Published November 20, 2014
Linebacker J.K. Schaffer remembers the empty seats at Nippert Stadium when he was growing up in town. He remembers the way the University of Cincinnati was mostly an afterthought.
"When I was in high school," Schaffer said, "the program was nowhere until my junior and senior year."
Then, it took off under coach Brian Kelly.
But now, it's come to another crossroad.
The Bearcats became a national sensation when Kelly took over and led them to the top of the Big East. They won back-to-back league titles, went to their first Orange Bowl and Sugar Bowl, and nearly played for the national title two years ago. In Kelly's three seasons, the Bearcats packed their undersized stadium, went 34-6 and put themselves on the national map.
But Kelly left for Notre Dame after the 2009 season. And Butch Jones inherited one of the least-experienced defenses in the BCS and watched the team crumble to a 4-8 finish — that's two more losses than in Kelly's three years combined.
Entering Jones' second season, the Bearcats are no longer a hot ticket. And those who were part of that unexpectedly fast rise to the top know the program can't afford another down year if it wants to stay relevant.
"We need to keep it going," Schaffer said. "We care about the legacy we leave behind us and helping the program grow to even bigger heights. We want to leave that tradition of winning behind us."
If nothing else, Jones' second season should be a lot smoother than the first.
The offense returns senior quarterback Zach Collaros, the league's top passer, and running back Isaiah Pead, one if its most dangerous runners. The Bearcats should be able to score enough points. And the defense will be in a better position to make them stand up.
Kelly's teams switched from a 4-3 defense to 3-4 alignment that masked its lack of experience and depth, playing a lot of soft, safe coverages. Jones went back to a 4-3 defense and watched his young unit — five junior starters, six sophomores — struggle to keep up.
There's still not much depth, but it's stocked with seniors for a change.

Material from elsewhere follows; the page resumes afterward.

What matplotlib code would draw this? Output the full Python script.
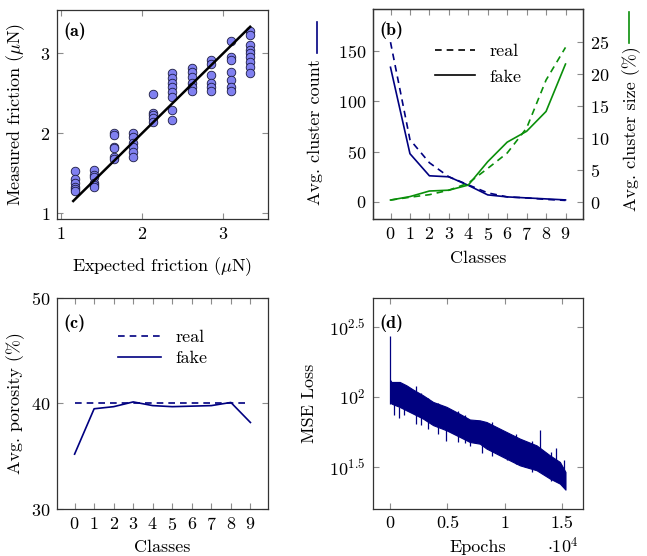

"The good thing is they've been in this system for a year," Jones said. "And you win with consistency and continuity. It's one thing to be older, but we have to be better. We have to cut down on the mental errors. We have to play with a hard edge and a toughness. I like what I've seen so far."
Schaffer and the other seniors are a lot more comfortable in the second year with this system.
"We got to actually work on the fine details in spring ball and now instead of heading into camp and installing a new defense," Schaffer said. "I think our defense has grown exponentially."
The offense will be in transition with six new starters. But there's one advantage: The quarterback has been through it all.
Collaros struggled in his first full season as a starter, throwing for 2,902 yards with 26 touchdowns and 14 interceptions. At the start of the season, he tried too hard to make things happen and wound up taking sacks and losing fumbles. Cincinnati gave up 27 sacks last season — almost twice as many as the previous year — and fumbled 24 times.
Collaros' main goal this year is to avoid self-destruction.
"Being the quarterback, it's always about getting better," Collaros said. "You can clean up your game everywhere. Mainly, it's about cutting down on the turnovers and forcing the ball into coverage."
Kelly and Jones both run a spread offense, so there were expectations of a seamless transition last season. Instead, it was as tough as it gets, and it's still a little mystifying.
"I can't really put my finger on it," Collaros said. "We definitely have to pick up on the leadership aspect of things. The senior class has embraced that. Coach Jones says talent wins six games, discipline wins eight games and leadership wins 10 games. That's what we're aiming for."
The rocky season taught the Bearcats a few things about how tough it is to stay at the top.
"It stings and it motivates you," Schaffer said. "It shows you what you need to do to be successful. You can't get complacent. You can't let off the gas pedal. If you win and you keep doing the same things you did before, somebody's going to catch up to you. We saw everybody's A-game, that's for sure."
Cincinnati's nonconference schedule includes a game at Tennessee and a home date vs. North Carolina State. For the first time, the Bearcats will play two of their home games at the Bengals' Paul Brown Stadium, against Big East rivals Louisville and West Virginia.
One thing is clear: It's a season that will either re-ignite fan interest or make it dwindle even more.
"I think it's big for the program," Collaros said. "It's big for us as a class. We always talk about what we want to be remembered by, what our legacy is.
"We want to get things back on track."